**Your objective:** Leaving the pictures aside, transcribe every line below exactly.

**Source excerpt:**

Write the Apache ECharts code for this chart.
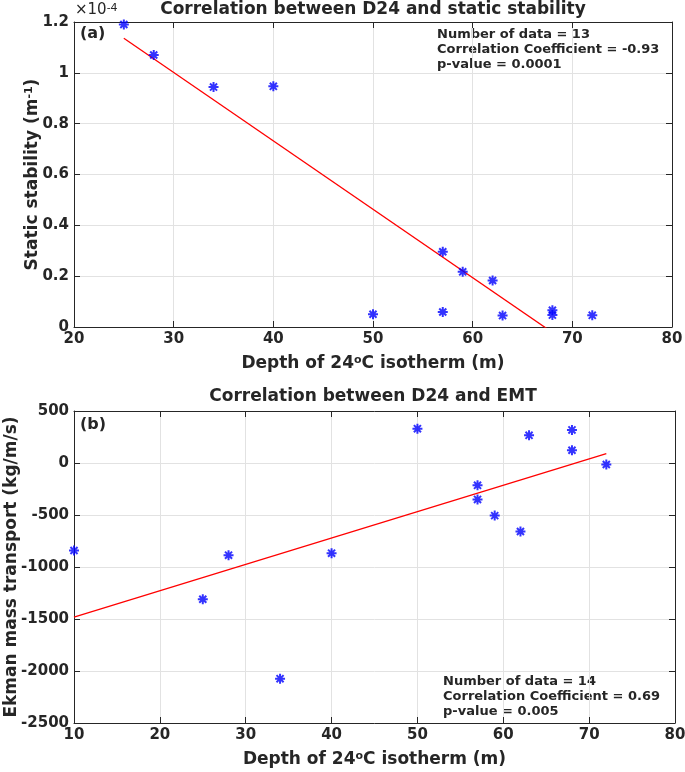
<!DOCTYPE html>
<html><head><meta charset="utf-8">
<script src="https://cdn.jsdelivr.net/npm/echarts@6/dist/echarts.min.js"></script>
<style>html,body{margin:0;padding:0;background:#fff}#c{width:685px;height:772px}</style>
</head><body><div id="c"></div>
<script>
// Panel (a): depth of 24°C isotherm vs static stability (values in units of 1e-4 m^-1)
const depthA = [25, 28, 34, 40, 50, 57, 57, 59, 62, 63, 68, 68, 72];
const stabilityA = [1.19, 1.07, 0.944, 0.947, 0.05, 0.296, 0.059, 0.217, 0.183, 0.045, 0.066, 0.047, 0.046];
const fitAx = [25, 72];
const fitAy = [1.136, -0.129];
const xTicksA = [20, 80, 10];
const yTicksA = [0, 1.2, 0.2];

// Panel (b): depth of 24°C isotherm vs Ekman mass transport (kg/m/s)
const depthB = [10, 25, 28, 34, 40, 50, 57, 57, 59, 62, 63, 68, 68, 72];
const emtB = [-841, -1310, -886, -2074, -867, 330, -215, -350, -506, -659, 266, 318, 123, -14];
const fitBx = [10, 72];
const fitBy = [-1483, 90];
const xTicksB = [10, 80, 10];
const yTicksB = [-2500, 500, 500];

const annA = ['Number of data = 13', 'Correlation Coefficient = -0.93', 'p-value = 0.0001'];
const annB = ['Number of data = 14', 'Correlation Coefficient = 0.69', 'p-value = 0.005'];

const FONT = 'DejaVu Sans';
const TXT = '#262626';
const GRIDC = '#e2e2e2';
const STAR = 'path://M-1,-5 L1,-5 L1,5 L-1,5 Z M-5,-1 L5,-1 L5,1 L-5,1 Z M-2.83,-4.24 L4.24,2.83 L2.83,4.24 L-4.24,-2.83 Z M-4.24,2.83 L2.83,-4.24 L4.24,-2.83 L-2.83,4.24 Z';

function zip(a, b) { return a.map((v, i) => [v, b[i]]); }

const nameRich = {
  sup: { fontSize: 11, fontWeight: 'bold', fontFamily: FONT, color: TXT, verticalAlign: 'top' }
};

function mainX(grid, t) {
  return {
    gridIndex: grid, type: 'value', min: t[0], max: t[1], interval: t[2], position: 'bottom',
    axisLine: { show: true, onZero: false, lineStyle: { color: TXT, width: 1 } },
    axisTick: { show: true, inside: true, length: 6, lineStyle: { color: TXT } },
    axisLabel: { fontSize: 15, fontWeight: 'bold', color: TXT, fontFamily: FONT, margin: 5 },
    splitLine: { show: true, lineStyle: { color: GRIDC, width: 1 } },
    name: 'Depth of 24{sup|o}C isotherm (m)', nameLocation: 'middle', nameGap: 28, nameMoveOverlap: false,
    nameTextStyle: { fontSize: 17, fontWeight: 'bold', color: TXT, fontFamily: FONT, rich: nameRich }
  };
}
function boxX(grid, t) {
  return {
    gridIndex: grid, type: 'value', min: t[0], max: t[1], interval: t[2], position: 'top',
    axisLine: { show: true, onZero: false, lineStyle: { color: TXT, width: 1 } },
    axisTick: { show: true, inside: true, length: 6, lineStyle: { color: TXT } },
    axisLabel: { show: false }, splitLine: { show: false }
  };
}
function mainY(grid, t, name, gap, fmt) {
  return {
    gridIndex: grid, type: 'value', min: t[0], max: t[1], interval: t[2], position: 'left',
    axisLine: { show: true, onZero: false, lineStyle: { color: TXT, width: 1 } },
    axisTick: { show: true, inside: true, length: 6, lineStyle: { color: TXT } },
    axisLabel: { fontSize: 15, fontWeight: 'bold', color: TXT, fontFamily: FONT, margin: 5, formatter: fmt },
    splitLine: { show: true, lineStyle: { color: GRIDC, width: 1 } },
    name: name, nameLocation: 'middle', nameGap: gap, nameRotate: 90, nameMoveOverlap: false,
    nameTextStyle: { fontSize: 17, fontWeight: 'bold', color: TXT, fontFamily: FONT, rich: nameRich }
  };
}
function boxY(grid, t) {
  return {
    gridIndex: grid, type: 'value', min: t[0], max: t[1], interval: t[2], position: 'right',
    axisLine: { show: true, onZero: false, lineStyle: { color: TXT, width: 1 } },
    axisTick: { show: true, inside: true, length: 6, lineStyle: { color: TXT } },
    axisLabel: { show: false }, splitLine: { show: false }
  };
}

function txt(x, y, s, size, weight, align, rich) {
  return {
    type: 'text', x: x, y: y, silent: true,
    style: {
      text: s, fontSize: size, fontWeight: weight, fontFamily: FONT, fill: TXT,
      align: align, verticalAlign: 'middle', textAlign: align, textVerticalAlign: 'middle', rich: rich
    }
  };
}

const graphics = [
  txt(373, 10, 'Correlation between D24 and static stability', 17, 'bold', 'center'),
  txt(373, 397, 'Correlation between D24 and EMT', 17, 'bold', 'center'),
  txt(80, 34, '(a)', 16, 'bold', 'left'),
  txt(80, 425, '(b)', 16, 'bold', 'left'),
  txt(75, 10, '×10{s|-4}', 15, 'normal', 'left', { s: { fontSize: 11, fontFamily: FONT, fill: TXT, color: TXT, verticalAlign: 'top' } })
];
annA.forEach((s, i) => graphics.push(txt(437, 35 + i * 15, s, 13, 'bold', 'left')));
annB.forEach((s, i) => graphics.push(txt(443, 682 + i * 15, s, 13, 'bold', 'left')));

const option = {
  animation: false,
  backgroundColor: '#ffffff',
  textStyle: { fontFamily: FONT },
  grid: [
    { left: 74, top: 22, width: 598, height: 305, containLabel: false, outerBoundsMode: 'none' },
    { left: 74, top: 411, width: 601, height: 312, containLabel: false, outerBoundsMode: 'none' }
  ],
  xAxis: [mainX(0, xTicksA), boxX(0, xTicksA), mainX(1, xTicksB), boxX(1, xTicksB)],
  yAxis: [
    mainY(0, yTicksA, 'Static stability (m{sup|-1})', 33, v => String(+v.toFixed(1))),
    boxY(0, yTicksA),
    mainY(1, yTicksB, 'Ekman mass transport (kg/m/s)', 54, v => String(v)),
    boxY(1, yTicksB)
  ],
  series: [
    { type: 'line', xAxisIndex: 0, yAxisIndex: 0, data: zip(fitAx, fitAy), showSymbol: false, clip: true,
      lineStyle: { color: '#ff0000', width: 1.3 }, z: 2 },
    { type: 'scatter', xAxisIndex: 0, yAxisIndex: 0, data: zip(depthA, stabilityA), symbol: STAR, symbolSize: 10,
      itemStyle: { color: '#0000ff' }, clip: false, z: 3 },
    { type: 'line', xAxisIndex: 2, yAxisIndex: 2, data: zip(fitBx, fitBy), showSymbol: false, clip: true,
      lineStyle: { color: '#ff0000', width: 1.3 }, z: 2 },
    { type: 'scatter', xAxisIndex: 2, yAxisIndex: 2, data: zip(depthB, emtB), symbol: STAR, symbolSize: 10,
      itemStyle: { color: '#0000ff' }, clip: false, z: 3 }
  ],
  graphic: graphics
};

const chart = echarts.init(document.getElementById('c'), null, { renderer: 'canvas' });
chart.setOption(option);
</script>
</body></html>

**Result of the task:**
Write the Apache ECharts code for this chart.
<!DOCTYPE html>
<html><head><meta charset="utf-8">
<script src="https://cdn.jsdelivr.net/npm/echarts@6/dist/echarts.min.js"></script>
<style>html,body{margin:0;padding:0;background:#fff}#c{width:685px;height:772px}</style>
</head><body><div id="c"></div>
<script>
// Panel (a): depth of 24°C isotherm vs static stability (values in units of 1e-4 m^-1)
const depthA = [25, 28, 34, 40, 50, 57, 57, 59, 62, 63, 68, 68, 72];
const stabilityA = [1.19, 1.07, 0.944, 0.947, 0.05, 0.296, 0.059, 0.217, 0.183, 0.045, 0.066, 0.047, 0.046];
const fitAx = [25, 72];
const fitAy = [1.136, -0.129];
const xTicksA = [20, 80, 10];
const yTicksA = [0, 1.2, 0.2];

// Panel (b): depth of 24°C isotherm vs Ekman mass transport (kg/m/s)
const depthB = [10, 25, 28, 34, 40, 50, 57, 57, 59, 62, 63, 68, 68, 72];
const emtB = [-841, -1310, -886, -2074, -867, 330, -215, -350, -506, -659, 266, 318, 123, -14];
const fitBx = [10, 72];
const fitBy = [-1483, 90];
const xTicksB = [10, 80, 10];
const yTicksB = [-2500, 500, 500];

const annA = ['Number of data = 13', 'Correlation Coefficient = -0.93', 'p-value = 0.0001'];
const annB = ['Number of data = 14', 'Correlation Coefficient = 0.69', 'p-value = 0.005'];

const FONT = 'DejaVu Sans';
const TXT = '#262626';
const GRIDC = '#e2e2e2';
const STAR = 'path://M-1,-5 L1,-5 L1,5 L-1,5 Z M-5,-1 L5,-1 L5,1 L-5,1 Z M-2.83,-4.24 L4.24,2.83 L2.83,4.24 L-4.24,-2.83 Z M-4.24,2.83 L2.83,-4.24 L4.24,-2.83 L-2.83,4.24 Z';

function zip(a, b) { return a.map((v, i) => [v, b[i]]); }

const nameRich = {
  sup: { fontSize: 11, fontWeight: 'bold', fontFamily: FONT, color: TXT, verticalAlign: 'top' }
};

function mainX(grid, t) {
  return {
    gridIndex: grid, type: 'value', min: t[0], max: t[1], interval: t[2], position: 'bottom',
    axisLine: { show: true, onZero: false, lineStyle: { color: TXT, width: 1 } },
    axisTick: { show: true, inside: true, length: 6, lineStyle: { color: TXT } },
    axisLabel: { fontSize: 15, fontWeight: 'bold', color: TXT, fontFamily: FONT, margin: 5 },
    splitLine: { show: true, lineStyle: { color: GRIDC, width: 1 } },
    name: 'Depth of 24{sup|o}C isotherm (m)', nameLocation: 'middle', nameGap: 28, nameMoveOverlap: false,
    nameTextStyle: { fontSize: 17, fontWeight: 'bold', color: TXT, fontFamily: FONT, rich: nameRich }
  };
}
function boxX(grid, t) {
  return {
    gridIndex: grid, type: 'value', min: t[0], max: t[1], interval: t[2], position: 'top',
    axisLine: { show: true, onZero: false, lineStyle: { color: TXT, width: 1 } },
    axisTick: { show: true, inside: true, length: 6, lineStyle: { color: TXT } },
    axisLabel: { show: false }, splitLine: { show: false }
  };
}
function mainY(grid, t, name, gap, fmt) {
  return {
    gridIndex: grid, type: 'value', min: t[0], max: t[1], interval: t[2], position: 'left',
    axisLine: { show: true, onZero: false, lineStyle: { color: TXT, width: 1 } },
    axisTick: { show: true, inside: true, length: 6, lineStyle: { color: TXT } },
    axisLabel: { fontSize: 15, fontWeight: 'bold', color: TXT, fontFamily: FONT, margin: 5, formatter: fmt },
    splitLine: { show: true, lineStyle: { color: GRIDC, width: 1 } },
    name: name, nameLocation: 'middle', nameGap: gap, nameRotate: 90, nameMoveOverlap: false,
    nameTextStyle: { fontSize: 17, fontWeight: 'bold', color: TXT, fontFamily: FONT, rich: nameRich }
  };
}
function boxY(grid, t) {
  return {
    gridIndex: grid, type: 'value', min: t[0], max: t[1], interval: t[2], position: 'right',
    axisLine: { show: true, onZero: false, lineStyle: { color: TXT, width: 1 } },
    axisTick: { show: true, inside: true, length: 6, lineStyle: { color: TXT } },
    axisLabel: { show: false }, splitLine: { show: false }
  };
}

function txt(x, y, s, size, weight, align, rich) {
  return {
    type: 'text', x: x, y: y, silent: true,
    style: {
      text: s, fontSize: size, fontWeight: weight, fontFamily: FONT, fill: TXT,
      align: align, verticalAlign: 'middle', textAlign: align, textVerticalAlign: 'middle', rich: rich
    }
  };
}

const graphics = [
  txt(373, 10, 'Correlation between D24 and static stability', 17, 'bold', 'center'),
  txt(373, 397, 'Correlation between D24 and EMT', 17, 'bold', 'center'),
  txt(80, 34, '(a)', 16, 'bold', 'left'),
  txt(80, 425, '(b)', 16, 'bold', 'left'),
  txt(75, 10, '×10{s|-4}', 15, 'normal', 'left', { s: { fontSize: 11, fontFamily: FONT, fill: TXT, color: TXT, verticalAlign: 'top' } })
];
annA.forEach((s, i) => graphics.push(txt(437, 35 + i * 15, s, 13, 'bold', 'left')));
annB.forEach((s, i) => graphics.push(txt(443, 682 + i * 15, s, 13, 'bold', 'left')));

const option = {
  animation: false,
  backgroundColor: '#ffffff',
  textStyle: { fontFamily: FONT },
  grid: [
    { left: 74, top: 22, width: 598, height: 305, containLabel: false, outerBoundsMode: 'none' },
    { left: 74, top: 411, width: 601, height: 312, containLabel: false, outerBoundsMode: 'none' }
  ],
  xAxis: [mainX(0, xTicksA), boxX(0, xTicksA), mainX(1, xTicksB), boxX(1, xTicksB)],
  yAxis: [
    mainY(0, yTicksA, 'Static stability (m{sup|-1})', 33, v => String(+v.toFixed(1))),
    boxY(0, yTicksA),
    mainY(1, yTicksB, 'Ekman mass transport (kg/m/s)', 54, v => String(v)),
    boxY(1, yTicksB)
  ],
  series: [
    { type: 'line', xAxisIndex: 0, yAxisIndex: 0, data: zip(fitAx, fitAy), showSymbol: false, clip: true,
      lineStyle: { color: '#ff0000', width: 1.3 }, z: 2 },
    { type: 'scatter', xAxisIndex: 0, yAxisIndex: 0, data: zip(depthA, stabilityA), symbol: STAR, symbolSize: 10,
      itemStyle: { color: '#0000ff' }, clip: false, z: 3 },
    { type: 'line', xAxisIndex: 2, yAxisIndex: 2, data: zip(fitBx, fitBy), showSymbol: false, clip: true,
      lineStyle: { color: '#ff0000', width: 1.3 }, z: 2 },
    { type: 'scatter', xAxisIndex: 2, yAxisIndex: 2, data: zip(depthB, emtB), symbol: STAR, symbolSize: 10,
      itemStyle: { color: '#0000ff' }, clip: false, z: 3 }
  ],
  graphic: graphics
};

const chart = echarts.init(document.getElementById('c'), null, { renderer: 'canvas' });
chart.setOption(option);
</script>
</body></html>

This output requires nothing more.